Confessions of an over-thinker.

Everywhere I look these days people are extolling the values of living mindfully. Celebrities are raving about the benefits of daily meditation, and “live in the moment” memes saturate social media. It seems that “still the mind” sentiment trends faster than a Kardashian selfie. But is this conscious sentiment all it’s cracked up to be?

I tend to think a lot. I ponder, analyse, question, examine, and then think some more.  It’s possible I am taking Socrates’ famed expression – “an unexamined life is not worth living” – too literally. I examine, well, everything – from the big stuff, to the small stuff, to the meaningful and the meaningless. It’s my default setting.

When I hear people say, “don’t overthink it”, I can’t help but laugh. At myself.  I am a self-confessed over thinker; I excel at it. But lately I’ve been flirting with the idea of switching off. Not entirely, because that would be a little dramatic, and I don’t think cold turkey is my thing. But I do think I would benefit from reducing some of the noise. Because it’s very LOUD in there!

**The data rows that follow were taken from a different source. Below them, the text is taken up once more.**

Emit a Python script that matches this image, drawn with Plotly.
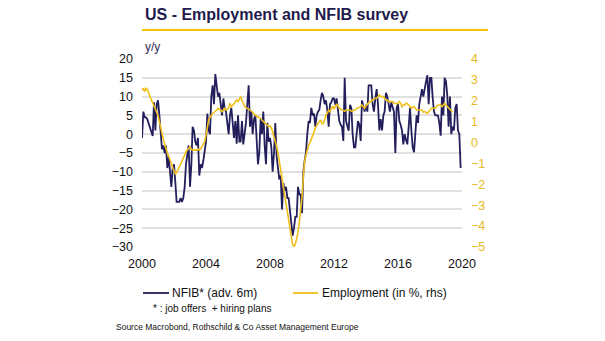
import plotly.graph_objects as go
import pandas as pd

# NFIB* (adv. 6m), monthly from Jan 2000, left axis
nfib_2000 = [-1, 6, 4.5, 4.5, 4, 3, 2, 1, -0.5, 8.5, 1, 8]
nfib_2001 = [9, 5, -1, -4, -3, -5, -3, -9, -6, -10, -14, -9]
nfib_2002 = [-8, -13, -18, -18, -18, -17, -18, -17, -14, -8, -5, -3]
nfib_2003 = [-14, -8, 2, 1, -2, -3, -1, -11, -8, -9, -7, -4]
nfib_2004 = [-2, 5.5, 1, 0, 10, 13, 8, 16, 12, 10, 11, 7]
nfib_2005 = [5, 9.5, 7, 6, 2, 0, 5, 7, 3, -1, 3.5, -2.5]
nfib_2006 = [5, -2, -2, 3.5, -2.7, 0, 3, 8, 13, 2, 6, 0]
nfib_2007 = [4, 5, 0, -8, -5, 4, 0, 6, -3, -8, 3, -2]
nfib_2008 = [-1, -3.5, -10, -5, 3, -6, -9, -12, -11, -20, -13, -15]
nfib_2009 = [-14, -17, -17, -21, -25, -27, -25, -22, -22, -14, -16, -16]
nfib_2010 = [-21, -10, -7, -5, 0, 3.5, 3, 7, 5, 5.5, 2, 5]
nfib_2011 = [6, 6.5, 9, 11, 10, 8, 9, 6.5, 2, 8, 8.5, 9.5]
nfib_2012 = [9.5, 7.8, 9.5, 6, 3.5, 2.5, 2, -1.8, 15, 3.5, 2, 0.9]
nfib_2013 = [7.8, 7, 0, -3.5, -3.5, 0, 3.5, 2.5, -1.8, 9, 7, 6]
nfib_2014 = [7.8, 6, 13, 13, 13, 8, 6, 9.5, 12, 8, 1, 4]
nfib_2015 = [1, 5, 6, 11, 10, 8, 6, 8.5, 7, 6, -5, 7]
nfib_2016 = [8, 3.5, 2.5, 1, -2.7, 0, -1.5, -2.7, 2, 7, 1, -3.5]
nfib_2017 = [-4.8, 0, 5, 3, 8, 10, 12, 10, 12.5, 14, 15.7, 8]
nfib_2018 = [15, 15, 10, 6, 5, 5, 5, 3, -0.4, 10, 5, 15]
nfib_2019 = [14, 10, 2, 10, 0, 2, 1, 7, 8, 1, 0, -9]

# Employment (in %, rhs), monthly from Jan 2000
emp_2000 = [2.5, 2.6, 2.44, 2.6, 2.55, 2.35, 2.2, 2.04, 1.9, 1.72, 1.6, 1.45]
emp_2001 = [1.3, 1.05, 0.75, 0.45, 0.15, -0.12, -0.35, -0.5, -0.65, -0.8, -1.0, -1.2]
emp_2002 = [-1.39, -1.5, -1.45, -1.31, -1.2, -1.07, -0.95, -0.75, -0.6, -0.44, -0.36, -0.28]
emp_2003 = [-0.2, -0.33, -0.36, -0.36, -0.36, -0.36, -0.3, -0.36, -0.3, -0.2, -0.12, 0.04]
emp_2004 = [0.36, 0.7, 1.08, 1.2, 1.32, 1.4, 1.44, 1.48, 1.56, 1.64, 1.6, 1.56]
emp_2005 = [1.48, 1.56, 1.64, 1.56, 1.6, 1.64, 1.88, 1.72, 1.8, 1.85, 1.96, 2.04]
emp_2006 = [1.96, 2.12, 2.2, 2.0, 1.9, 1.72, 1.68, 1.64, 1.64, 1.56, 1.52, 1.44]
emp_2007 = [1.4, 1.32, 1.24, 1.24, 1.2, 1.16, 1.08, 1.0, 0.92, 0.88, 0.84, 0.76]
emp_2008 = [0.8, 0.7, 0.52, 0.3, 0.1, -0.2, -0.5, -0.9, -1.3, -1.7, -2.1, -2.5]
emp_2009 = [-2.83, -3.3, -3.8, -4.2, -4.6, -4.9, -4.98, -4.85, -4.6, -4.3, -3.8, -3.2]
emp_2010 = [-2.6, -1.6, -0.9, -0.6, -0.3, -0.12, 0.0, 0.15, 0.36, 0.5, 0.7, 0.84]
emp_2011 = [0.92, 1.0, 1.08, 0.9, 0.9, 1.08, 1.32, 1.4, 1.56, 1.48, 1.6, 1.75]
emp_2012 = [1.6, 1.75, 1.85, 1.75, 1.64, 1.6, 1.56, 1.56, 1.5, 1.56, 1.56, 1.56]
emp_2013 = [1.56, 1.5, 1.5, 1.56, 1.56, 1.64, 1.64, 1.68, 1.72, 1.8, 1.72, 1.64]
emp_2014 = [1.75, 1.85, 1.9, 1.96, 1.96, 2.04, 2.1, 2.12, 2.12, 2.2, 2.28, 2.2]
emp_2015 = [2.2, 2.2, 2.12, 2.04, 2.04, 1.96, 1.96, 1.96, 1.96, 1.9, 1.88, 1.85]
emp_2016 = [1.88, 1.96, 1.88, 1.72, 1.8, 1.8, 1.88, 1.86, 1.8, 1.72, 1.64, 1.7]
emp_2017 = [1.72, 1.64, 1.56, 1.56, 1.56, 1.56, 1.56, 1.45, 1.48, 1.45, 1.4, 1.48]
emp_2018 = [1.56, 1.64, 1.64, 1.64, 1.64, 1.72, 1.8, 1.8, 1.8, 1.72, 1.8, 1.88]
emp_2019 = [1.8, 1.72, 1.64, 1.56, 1.5, 1.45]

x_ticks = [2000, 2004, 2008, 2012, 2016, 2020]
left_ticks = [20, 15, 10, 5, 0, -5, -10, -15, -20, -25, -30]
right_ticks = [4, 3, 2, 1, 0, -1, -2, -3, -4, -5]

nfib = (nfib_2000 + nfib_2001 + nfib_2002 + nfib_2003 + nfib_2004 + nfib_2005 + nfib_2006
        + nfib_2007 + nfib_2008 + nfib_2009 + nfib_2010 + nfib_2011 + nfib_2012 + nfib_2013
        + nfib_2014 + nfib_2015 + nfib_2016 + nfib_2017 + nfib_2018 + nfib_2019)
emp = (emp_2000 + emp_2001 + emp_2002 + emp_2003 + emp_2004 + emp_2005 + emp_2006 + emp_2007
       + emp_2008 + emp_2009 + emp_2010 + emp_2011 + emp_2012 + emp_2013 + emp_2014 + emp_2015
       + emp_2016 + emp_2017 + emp_2018 + emp_2019)

dates_nfib = pd.date_range("2000-01-01", periods=len(nfib), freq="MS")
dates_emp = pd.date_range("2000-01-01", periods=len(emp), freq="MS")

NAVY = "#231f5c"
GOLD = "#f0bf1a"
FONT = "Liberation Sans, Arial, sans-serif"

fig = go.Figure()
fig.add_trace(go.Scatter(x=dates_nfib, y=nfib, mode="lines", name="NFIB* (adv. 6m)",
                         line=dict(color=NAVY, width=1.8), yaxis="y"))
fig.add_trace(go.Scatter(x=dates_emp, y=emp, mode="lines", name="Employment (in %, rhs)",
                         line=dict(color=GOLD, width=1.6), yaxis="y2"))

L, R, T, B = 142, 143, 59, 94
W, H = 605, 341
pw, ph = W - L - R, H - T - B

def px(xp):
    return (xp - L) / pw

def py(yp):
    return (H - B - yp) / ph

fig.update_layout(
    width=W, height=H,
    margin=dict(l=L, r=R, t=T, b=B, pad=0),
    paper_bgcolor="white", plot_bgcolor="white",
    showlegend=False,
    font=dict(family=FONT, size=12, color="#111111"),
    xaxis=dict(type="date", range=["2000-01-01", "2020-01-01"],
               tickvals=[f"{y}-01-01" for y in x_ticks], ticktext=[str(y) for y in x_ticks],
               showgrid=False, zeroline=False, showline=False, ticks="",
               ticklabelstandoff=7,
               tickfont=dict(size=12.5, color="#111111")),
    yaxis=dict(range=[-30, 20], tickvals=left_ticks, showgrid=True,
               gridcolor="#e0e0e0", gridwidth=1.6, zeroline=False, showline=False,
               ticks="", ticklabelstandoff=8, tickfont=dict(size=12.5, color="#111111")),
    yaxis2=dict(range=[-5, 4], tickvals=right_ticks, overlaying="y", side="right",
                showgrid=False, zeroline=False, showline=False, ticks="",
                ticklabelstandoff=8, tickfont=dict(size=12.5, color="#e8b923")),
)

shapes = [
    dict(type="line", xref="paper", yref="paper", x0=px(142), x1=px(488), y0=py(30), y1=py(30),
         line=dict(color="#f5c400", width=2)),
    dict(type="line", xref="paper", yref="paper", x0=px(143), x1=px(169), y0=py(293), y1=py(293),
         line=dict(color=NAVY, width=1.8)),
    dict(type="line", xref="paper", yref="paper", x0=px(293), x1=px(318), y0=py(293), y1=py(293),
         line=dict(color=GOLD, width=1.8)),
]
fig.update_layout(shapes=shapes)

ann = [
    dict(text="<b>US - Employment and NFIB survey</b>", x=px(143), y=py(14), xanchor="left",
         yanchor="middle", font=dict(size=16, color="#1f1b4d")),
    dict(text="y/y", x=px(143), y=py(47), xanchor="left", yanchor="middle",
         font=dict(size=12, color="#2e2a5e")),
    dict(text="NFIB* (adv. 6m)", x=px(170), y=py(293), xanchor="left", yanchor="middle",
         font=dict(size=12, color="#111111")),
    dict(text="Employment (in %, rhs)", x=px(320), y=py(293), xanchor="left", yanchor="middle",
         font=dict(size=12, color="#111111")),
    dict(text="* : job offers  + hiring plans", x=px(151), y=py(308), xanchor="left",
         yanchor="middle", font=dict(size=10, color="#111111")),
    dict(text="Source Macrobond, Rothschild &amp; Co Asset Management Europe", x=px(114), y=py(327),
         xanchor="left", yanchor="middle", font=dict(size=8.5, color="#111111")),
]
for a in ann:
    a.update(xref="paper", yref="paper", showarrow=False)
fig.update_layout(annotations=ann)

fig.write_html("out.html")
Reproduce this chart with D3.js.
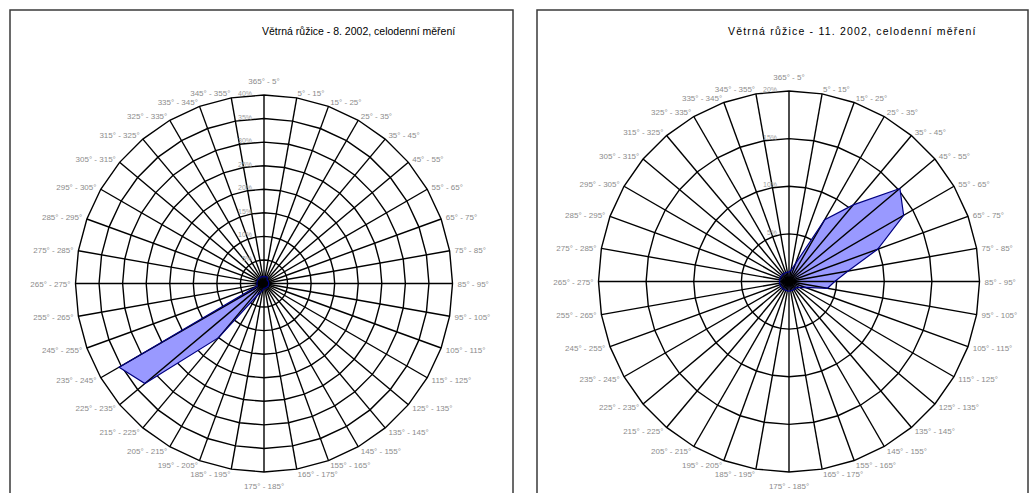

"When I hear people say, 'don’t overthink it', I can’t help but laugh." Image supplied. 

Previous attempts to still my mind have backfired.  My brain immediately responds with a surge of adrenalin. Instead of slowing it down, it speeds up, raising my heart rate instead of calming it. I’m like a junkie suffering from immediate withdrawals if I am without my thoughts; an addict, desperate for my next hit.

Seduced by the promise of a calm, tranquil, and content mind, I decided to give meditation a go. It sounded enticing, and a lot more appealing than the methods I experimented with in my youth to achieve a similar state of mind. But try as I might I just couldn’t get into a Zen-like state.


But meditation is apparently so yesterday. Mindfulness is the new player so I gave that a red hot go. I was sold by the assurance that it wasn’t as hard as meditation, and could be done anywhere, anytime. The idea being that you don’t have to stop your thoughts (big tick for me) but rather observe them. But here’s where the whole mindfulness thing got tricky for me. You are not mean to judge your thoughts, simply notice them. This had me stumped. A Nano-second after turning my brain to “mindful status” a thought would enter my brain. Immediately I would then judge that thought, however banal said thought was. Then, I would berate myself for doing it wrong, and rinse, spin, repeat!

Mindfulness had me stumped. Image supplied.

Try as I might, I couldn’t master the whole no judgment thing to mindfulness. It seemed, well, a bit mindless. What was the point in thinking of something, merely to observe it? When am I meant to make all the many hundreds of decisions I need to make every day?

Part of me feels that mothers are at a particular disadvantage when it comes to tuning into the present. I mean, we wouldn’t get anything done if we spent too much time being still. Mums are highly skilled at multi-tasking, which is the very antithesis of mindfulness, but a necessary skill for survival in the parenting world.

How do you look after your mind? Post continues below. 


And I am not sure I even want to be “present” half the time. Honestly, I am happy for a meandering mind when faced with yet another mealtime meltdown. And don’t get me started on school assemblies. I just want to listen out for the bits that relate to my child and zone out for the rest (read: mentally create the day’s To-Do list). And who can honestly claim a shred of mindful pleasure when enduring the mind-numbing torture that is pushing a swing in a park. No way, I am happy for my mind to be elsewhere!

"I am not sure I even want to be 'present' half the time." Image supplied.

I am not going to abandon the mindful idea altogether. Sometimes a still, calm, non-judgey mind would be useful. At night, my brain is both weary and wired, a strange marriage of contradictory states. As if I haven’t done another thinking through the day, my brain insists on thinking some more.

Perhaps I have taken Socrates theory too far. There’s a limit to what needs to be examined. Admittedly, Socrates probably wasn’t referring to the conundrum of whether to cut the bread into triangles or squares, or an in-depth analysis of what that person’s status on Facebook really meant, or whether to get Thai or Indian for dinner…

I don’t want to be present all the time, but it would be useful if I could close a few mental tabs.